Pros / At 160 x 120, this camera offers solid mid-range resolution.
Cons / The lack of connectivity options means you'll need to transfer images to a PC before sharing.
Verdict / This camera's good resolution and few extra features make it an attractive camera for its price, though it leaves out some useful features in favor of that price.
The Keysight TrueIR Thermal Imager is a well-thought-out infrared camera that focuses more on the essentials than auxiliary features. It produces clear, thermally accurate images, and despite its lack of Wi-Fi connectivity, its radiometric JPGs make sharing images easy.
Shooting at 160 x 120 pixels, the Keysight isn't the highest-resolution thermal-imaging camera available. But not every application requires the highest resolution available, and the Keysight still exceeds the RESNET standard of 120 x 120 pixels. While higher resolution makes better images, the Keysight makes a compromise that saves you money and still delivers good enough image quality for most applications.
The 3.1-megapixel visible-light camera compensates for any clarity issues by providing high-resolution photographs that, when combined with the thermal images, allow greater levels of detail. In addition to decent image resolution, manual focus allows you to hone in specifically on your target and ensure that each image is as sharp as possible.
Your images are recorded in a radiometric JPG format. Since JPG is probably the most common digital image format, you'd struggle to find a device that couldn't display your thermal images. This format is incredibly versatile in that regard, but the best part is that radiometric JPGs also have embedded thermal information. When you open the images with the appropriate software, you can access the temperature measurements within the image at the time it was taken.

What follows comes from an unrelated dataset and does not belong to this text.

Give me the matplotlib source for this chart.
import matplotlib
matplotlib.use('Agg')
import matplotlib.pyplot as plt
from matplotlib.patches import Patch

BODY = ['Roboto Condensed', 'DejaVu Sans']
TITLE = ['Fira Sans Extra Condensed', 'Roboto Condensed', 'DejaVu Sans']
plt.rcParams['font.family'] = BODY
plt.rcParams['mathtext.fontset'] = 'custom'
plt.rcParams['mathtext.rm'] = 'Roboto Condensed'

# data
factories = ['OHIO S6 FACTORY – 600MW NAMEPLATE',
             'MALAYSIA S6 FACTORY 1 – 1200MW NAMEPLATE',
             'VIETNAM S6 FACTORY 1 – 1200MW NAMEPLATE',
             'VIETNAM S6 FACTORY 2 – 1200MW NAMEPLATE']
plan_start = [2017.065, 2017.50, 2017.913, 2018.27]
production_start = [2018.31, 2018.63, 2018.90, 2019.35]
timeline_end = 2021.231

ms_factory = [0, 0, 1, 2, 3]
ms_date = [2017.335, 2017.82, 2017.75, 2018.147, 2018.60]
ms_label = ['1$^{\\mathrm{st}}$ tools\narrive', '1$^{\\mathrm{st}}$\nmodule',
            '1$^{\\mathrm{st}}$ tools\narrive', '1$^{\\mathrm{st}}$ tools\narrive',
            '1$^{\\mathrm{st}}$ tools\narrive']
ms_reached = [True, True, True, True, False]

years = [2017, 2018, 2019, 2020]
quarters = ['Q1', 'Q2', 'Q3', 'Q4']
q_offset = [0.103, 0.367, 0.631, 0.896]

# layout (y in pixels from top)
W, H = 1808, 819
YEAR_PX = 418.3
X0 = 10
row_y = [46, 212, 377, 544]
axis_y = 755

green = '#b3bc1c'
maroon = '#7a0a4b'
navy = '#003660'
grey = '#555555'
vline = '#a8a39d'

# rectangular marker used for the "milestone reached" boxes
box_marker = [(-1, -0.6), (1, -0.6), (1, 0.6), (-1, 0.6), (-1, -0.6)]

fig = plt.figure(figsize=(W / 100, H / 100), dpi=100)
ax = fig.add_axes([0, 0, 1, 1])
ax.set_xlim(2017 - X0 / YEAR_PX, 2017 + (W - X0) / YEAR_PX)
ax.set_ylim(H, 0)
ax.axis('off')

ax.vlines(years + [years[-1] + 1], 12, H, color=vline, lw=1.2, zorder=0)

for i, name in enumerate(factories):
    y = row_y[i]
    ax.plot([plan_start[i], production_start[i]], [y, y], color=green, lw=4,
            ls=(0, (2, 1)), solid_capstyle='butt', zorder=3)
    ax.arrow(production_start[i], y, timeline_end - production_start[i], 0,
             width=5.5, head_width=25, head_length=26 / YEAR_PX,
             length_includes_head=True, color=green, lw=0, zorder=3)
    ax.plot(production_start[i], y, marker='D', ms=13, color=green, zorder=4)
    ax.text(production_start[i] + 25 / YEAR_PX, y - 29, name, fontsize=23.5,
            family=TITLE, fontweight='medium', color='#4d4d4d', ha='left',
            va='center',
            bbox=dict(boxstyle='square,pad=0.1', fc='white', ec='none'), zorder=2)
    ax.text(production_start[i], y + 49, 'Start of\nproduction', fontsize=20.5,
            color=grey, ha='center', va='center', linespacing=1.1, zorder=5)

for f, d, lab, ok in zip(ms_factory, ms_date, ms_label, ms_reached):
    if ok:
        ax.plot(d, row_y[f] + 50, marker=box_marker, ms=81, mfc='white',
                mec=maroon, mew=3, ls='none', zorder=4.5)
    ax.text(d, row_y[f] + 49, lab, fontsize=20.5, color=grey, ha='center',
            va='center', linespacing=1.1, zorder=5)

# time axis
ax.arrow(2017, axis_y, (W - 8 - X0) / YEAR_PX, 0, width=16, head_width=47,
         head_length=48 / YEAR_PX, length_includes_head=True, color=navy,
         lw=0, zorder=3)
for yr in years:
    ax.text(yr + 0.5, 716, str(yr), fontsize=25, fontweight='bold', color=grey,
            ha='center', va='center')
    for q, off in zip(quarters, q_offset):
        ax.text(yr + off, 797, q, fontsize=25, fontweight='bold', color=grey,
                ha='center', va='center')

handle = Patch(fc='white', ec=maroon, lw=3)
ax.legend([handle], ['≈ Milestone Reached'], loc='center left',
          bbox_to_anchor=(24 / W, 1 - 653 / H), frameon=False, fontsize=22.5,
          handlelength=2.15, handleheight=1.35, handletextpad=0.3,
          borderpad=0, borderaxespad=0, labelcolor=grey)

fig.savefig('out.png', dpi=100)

Thermal accuracy is crucial when using a thermal-imaging camera. The thermal information in Keysight's radiometric JPGs is accurate to 2 percent within the range of minus 20 degrees and 350 degrees Celsius. You can view the temperatures of various parts of your thermal images, as the Keysight is designed to register temperature differences of equal to or less than 0.07 degrees. With specs like these, you can be confident in your measurements and make accurate comparisons between different components within your images.
Extra features aren't the strength of Keysight's thermal infrared camera, but it does have a few auxiliary functions that make it easier to use. A built-in illuminator lamp helps you take images in darkened areas. Not that your infrared camera really needs visible light to capture images, but it helps you see what you're doing. And if you're trying to capture visible-light images for reference or blending, a little extra light can go a long way. Additionally, the onboard laser pointer allows you to clearly mark targets for an accurate measurement.

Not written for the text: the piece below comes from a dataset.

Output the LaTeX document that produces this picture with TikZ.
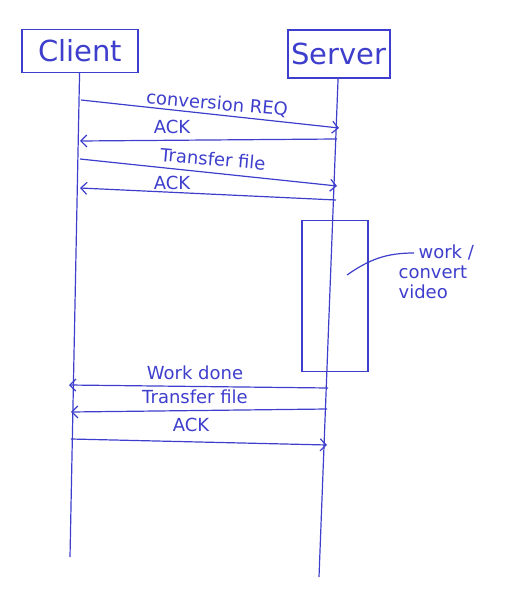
\documentclass[tikz,border=0pt]{standalone}
\usepackage{fontspec}
\setmainfont{DejaVu Sans}
\usetikzlibrary{arrows.meta}
\definecolor{pen}{RGB}{62,62,205}

\begin{document}
\begin{tikzpicture}[x=1pt, y=-1pt, line width=1.2pt, draw=pen, text=pen,
    actor/.style={draw, inner sep=0pt, font=\fontsize{29}{31}\selectfont},
    msg/.style={-{Straight Barb[length=6pt,width=12pt]}},
    lbl/.style={inner sep=0pt, font=\fontsize{18}{20}\selectfont}]
    \useasboundingbox (0,0) rectangle (510,601);
    \node[actor, minimum width=116, minimum height=43] (client) at (80,51) {Client};
    \node[actor, minimum width=102, minimum height=48] (server) at (339,54) {Server};
    \coordinate (cend) at (70,557);
    \coordinate (send) at (319,577);
    \draw (client) -- (cend);
    \draw (server) -- (send);
    \coordinate (c1) at (81,100);
    \coordinate (s1) at (339,128);
    \draw[msg] (c1) -- (s1);
    \node[lbl, rotate=-5] (req) at (217,104) {conversion REQ};
    \coordinate (s2) at (337,139);
    \coordinate (c2) at (80,141);
    \draw[msg] (s2) -- (c2);
    \node[lbl] (ack1) at (172,127) {ACK};
    \coordinate (c3) at (80,159);
    \coordinate (s3) at (337,186);
    \draw[msg] (c3) -- (s3);
    \node[lbl, rotate=-5] (tf1) at (213,159) {Transfer file};
    \coordinate (s4) at (336,200);
    \coordinate (c4) at (80,188);
    \draw[msg] (s4) -- (c4);
    \node[lbl] (ack2) at (172,183) {ACK};
    \node[draw, minimum width=66, minimum height=151] (work) at (335,296) {};
    \coordinate (wk) at (347,275);
    \coordinate (nt) at (414,253);
    \draw (wk) to[out=35,in=180] (nt);
    \node[lbl, anchor=north west, align=left] (note) at (398,244)
        {\hspace*{20pt}work /\\convert\\video};
    \coordinate (s5) at (328,388);
    \coordinate (c5) at (69,385);
    \draw[msg] (s5) -- (c5);
    \node[lbl] (done) at (195,373) {Work done};
    \coordinate (s6) at (327,409);
    \coordinate (c6) at (71,412);
    \draw[msg] (s6) -- (c6);
    \node[lbl] (tf2) at (195,397) {Transfer file};
    \coordinate (c7) at (71,439);
    \coordinate (s7) at (327,445);
    \draw[msg] (c7) -- (s7);
    \node[lbl] (ack3) at (191,425) {ACK};
\end{tikzpicture}
\end{document}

Like most handheld thermographic cameras, the Keysight comes with a lithium-ion battery that lasts about four hours on a single charge. If you expect to be working with your thermal camera for extended periods, it's a good idea to look into purchasing an extra battery and external battery charger.

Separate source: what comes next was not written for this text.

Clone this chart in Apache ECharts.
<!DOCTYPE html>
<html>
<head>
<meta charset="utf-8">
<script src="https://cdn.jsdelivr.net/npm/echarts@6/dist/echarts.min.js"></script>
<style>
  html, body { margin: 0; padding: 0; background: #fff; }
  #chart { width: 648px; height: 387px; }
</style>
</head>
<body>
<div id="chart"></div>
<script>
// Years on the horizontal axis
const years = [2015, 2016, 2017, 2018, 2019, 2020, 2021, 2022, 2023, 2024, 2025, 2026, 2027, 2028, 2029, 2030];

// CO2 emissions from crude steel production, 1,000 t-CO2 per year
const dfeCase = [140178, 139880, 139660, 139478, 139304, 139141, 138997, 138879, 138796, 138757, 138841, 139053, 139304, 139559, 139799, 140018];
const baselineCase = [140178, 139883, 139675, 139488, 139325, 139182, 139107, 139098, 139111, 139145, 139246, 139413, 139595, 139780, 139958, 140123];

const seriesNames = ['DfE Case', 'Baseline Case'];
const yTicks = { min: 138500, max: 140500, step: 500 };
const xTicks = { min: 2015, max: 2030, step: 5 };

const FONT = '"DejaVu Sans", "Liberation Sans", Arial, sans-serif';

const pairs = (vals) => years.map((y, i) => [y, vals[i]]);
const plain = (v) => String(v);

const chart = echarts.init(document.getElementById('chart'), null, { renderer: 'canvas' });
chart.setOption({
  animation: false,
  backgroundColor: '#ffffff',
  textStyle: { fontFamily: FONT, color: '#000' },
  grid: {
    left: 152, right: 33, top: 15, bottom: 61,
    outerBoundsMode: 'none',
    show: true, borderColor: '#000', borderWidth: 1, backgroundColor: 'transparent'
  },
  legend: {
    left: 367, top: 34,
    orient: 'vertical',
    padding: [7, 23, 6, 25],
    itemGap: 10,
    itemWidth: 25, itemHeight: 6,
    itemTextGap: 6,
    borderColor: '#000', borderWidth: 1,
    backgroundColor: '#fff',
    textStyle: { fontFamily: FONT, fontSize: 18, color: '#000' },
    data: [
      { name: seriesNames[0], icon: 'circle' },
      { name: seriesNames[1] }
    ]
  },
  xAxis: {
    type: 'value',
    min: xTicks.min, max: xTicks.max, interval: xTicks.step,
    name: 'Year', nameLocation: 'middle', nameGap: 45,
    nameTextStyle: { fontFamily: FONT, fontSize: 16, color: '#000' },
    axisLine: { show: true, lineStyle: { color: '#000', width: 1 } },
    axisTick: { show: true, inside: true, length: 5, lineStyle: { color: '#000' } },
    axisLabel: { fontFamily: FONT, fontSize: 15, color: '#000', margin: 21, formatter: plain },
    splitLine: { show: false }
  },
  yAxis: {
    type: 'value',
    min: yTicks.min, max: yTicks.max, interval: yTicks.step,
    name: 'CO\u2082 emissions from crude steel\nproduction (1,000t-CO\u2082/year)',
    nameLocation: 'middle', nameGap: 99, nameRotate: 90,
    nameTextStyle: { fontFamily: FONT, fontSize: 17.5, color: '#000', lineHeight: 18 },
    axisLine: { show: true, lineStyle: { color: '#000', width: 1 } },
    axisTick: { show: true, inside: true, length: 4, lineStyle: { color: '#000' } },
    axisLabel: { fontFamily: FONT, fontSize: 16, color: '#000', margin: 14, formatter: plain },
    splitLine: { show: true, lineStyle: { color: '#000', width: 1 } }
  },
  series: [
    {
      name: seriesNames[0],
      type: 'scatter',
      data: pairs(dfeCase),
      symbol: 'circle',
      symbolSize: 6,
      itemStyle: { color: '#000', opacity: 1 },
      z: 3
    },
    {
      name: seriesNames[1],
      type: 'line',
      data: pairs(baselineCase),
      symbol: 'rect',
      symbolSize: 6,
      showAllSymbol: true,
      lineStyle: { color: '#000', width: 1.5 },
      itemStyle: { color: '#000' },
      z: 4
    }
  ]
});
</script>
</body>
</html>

Many infrared camera manufacturers offer calibration programs to keep their products functioning accurately, and Keysight is no exception. In addition to this support, Keysight offers a three-year warranty, phone and email support, and extensive literature to educate you about the product.
- Infrared Resolution
- Standard Resolution
- Charge Time
The Keysight TrueIR Thermal Imager is a relatively simple device that performs the infrared camera essentials well, but it doesn't offer auxiliary features like Wi-Fi connectivity, video capture, or voice and text annotations. On the plus side, its resolution exceeds RESNET standards, it's thermally accurate, and it shoots radiometric JPGs. It's a solid camera that provides adequate functionality for most thermal-imaging applications.